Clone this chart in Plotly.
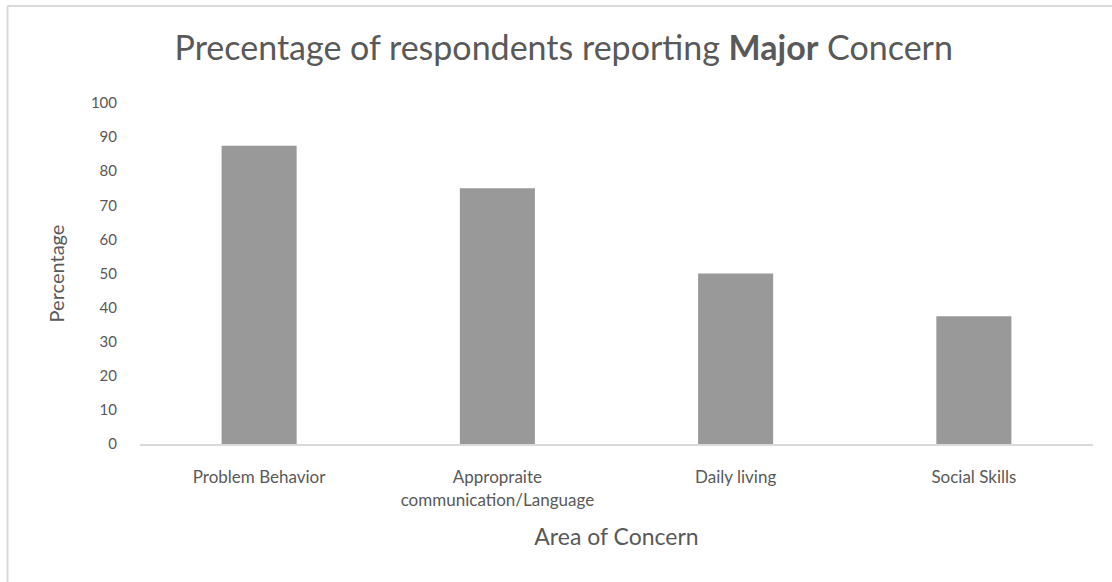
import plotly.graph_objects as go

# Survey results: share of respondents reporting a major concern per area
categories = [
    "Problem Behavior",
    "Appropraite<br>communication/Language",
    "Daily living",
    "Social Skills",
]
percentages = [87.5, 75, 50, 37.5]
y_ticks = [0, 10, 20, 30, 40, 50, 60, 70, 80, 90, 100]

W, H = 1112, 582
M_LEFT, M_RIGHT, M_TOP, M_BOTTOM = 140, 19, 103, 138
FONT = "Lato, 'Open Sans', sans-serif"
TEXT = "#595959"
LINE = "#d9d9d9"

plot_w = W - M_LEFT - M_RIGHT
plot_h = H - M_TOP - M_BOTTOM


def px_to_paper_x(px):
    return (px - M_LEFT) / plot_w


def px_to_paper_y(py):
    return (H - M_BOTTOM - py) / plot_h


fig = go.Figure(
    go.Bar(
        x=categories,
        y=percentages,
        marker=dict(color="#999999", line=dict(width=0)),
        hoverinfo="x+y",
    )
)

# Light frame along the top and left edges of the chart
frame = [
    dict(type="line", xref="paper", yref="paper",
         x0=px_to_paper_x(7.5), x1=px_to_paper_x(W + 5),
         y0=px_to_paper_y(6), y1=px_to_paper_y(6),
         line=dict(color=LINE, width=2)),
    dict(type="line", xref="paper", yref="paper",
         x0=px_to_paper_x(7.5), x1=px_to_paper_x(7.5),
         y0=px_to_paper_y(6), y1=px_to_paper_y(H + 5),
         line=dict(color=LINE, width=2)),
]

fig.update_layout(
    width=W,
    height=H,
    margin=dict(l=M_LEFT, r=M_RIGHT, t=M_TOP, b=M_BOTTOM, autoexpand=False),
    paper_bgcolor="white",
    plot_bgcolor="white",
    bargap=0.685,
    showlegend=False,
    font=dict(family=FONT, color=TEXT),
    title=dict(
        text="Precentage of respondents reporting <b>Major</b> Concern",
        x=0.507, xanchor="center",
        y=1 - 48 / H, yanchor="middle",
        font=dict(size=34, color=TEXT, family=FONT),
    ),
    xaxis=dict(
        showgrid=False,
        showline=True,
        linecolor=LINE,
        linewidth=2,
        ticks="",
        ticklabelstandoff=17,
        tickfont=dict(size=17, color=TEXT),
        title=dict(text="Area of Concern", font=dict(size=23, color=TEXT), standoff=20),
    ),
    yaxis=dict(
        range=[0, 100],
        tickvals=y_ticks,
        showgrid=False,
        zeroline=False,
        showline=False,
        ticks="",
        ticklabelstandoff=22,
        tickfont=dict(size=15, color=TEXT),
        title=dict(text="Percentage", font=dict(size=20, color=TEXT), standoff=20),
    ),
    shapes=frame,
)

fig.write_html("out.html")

WHAT NEEDS TO BE DONE:
Give back the whole listing as it stands, minus its pictures.

RESULT:
Clone this chart in Plotly.
import plotly.graph_objects as go

# Survey results: share of respondents reporting a major concern per area
categories = [
    "Problem Behavior",
    "Appropraite<br>communication/Language",
    "Daily living",
    "Social Skills",
]
percentages = [87.5, 75, 50, 37.5]
y_ticks = [0, 10, 20, 30, 40, 50, 60, 70, 80, 90, 100]

W, H = 1112, 582
M_LEFT, M_RIGHT, M_TOP, M_BOTTOM = 140, 19, 103, 138
FONT = "Lato, 'Open Sans', sans-serif"
TEXT = "#595959"
LINE = "#d9d9d9"

plot_w = W - M_LEFT - M_RIGHT
plot_h = H - M_TOP - M_BOTTOM


def px_to_paper_x(px):
    return (px - M_LEFT) / plot_w


def px_to_paper_y(py):
    return (H - M_BOTTOM - py) / plot_h


fig = go.Figure(
    go.Bar(
        x=categories,
        y=percentages,
        marker=dict(color="#999999", line=dict(width=0)),
        hoverinfo="x+y",
    )
)

# Light frame along the top and left edges of the chart
frame = [
    dict(type="line", xref="paper", yref="paper",
         x0=px_to_paper_x(7.5), x1=px_to_paper_x(W + 5),
         y0=px_to_paper_y(6), y1=px_to_paper_y(6),
         line=dict(color=LINE, width=2)),
    dict(type="line", xref="paper", yref="paper",
         x0=px_to_paper_x(7.5), x1=px_to_paper_x(7.5),
         y0=px_to_paper_y(6), y1=px_to_paper_y(H + 5),
         line=dict(color=LINE, width=2)),
]

fig.update_layout(
    width=W,
    height=H,
    margin=dict(l=M_LEFT, r=M_RIGHT, t=M_TOP, b=M_BOTTOM, autoexpand=False),
    paper_bgcolor="white",
    plot_bgcolor="white",
    bargap=0.685,
    showlegend=False,
    font=dict(family=FONT, color=TEXT),
    title=dict(
        text="Precentage of respondents reporting <b>Major</b> Concern",
        x=0.507, xanchor="center",
        y=1 - 48 / H, yanchor="middle",
        font=dict(size=34, color=TEXT, family=FONT),
    ),
    xaxis=dict(
        showgrid=False,
        showline=True,
        linecolor=LINE,
        linewidth=2,
        ticks="",
        ticklabelstandoff=17,
        tickfont=dict(size=17, color=TEXT),
        title=dict(text="Area of Concern", font=dict(size=23, color=TEXT), standoff=20),
    ),
    yaxis=dict(
        range=[0, 100],
        tickvals=y_ticks,
        showgrid=False,
        zeroline=False,
        showline=False,
        ticks="",
        ticklabelstandoff=22,
        tickfont=dict(size=15, color=TEXT),
        title=dict(text="Percentage", font=dict(size=20, color=TEXT), standoff=20),
    ),
    shapes=frame,
)

fig.write_html("out.html")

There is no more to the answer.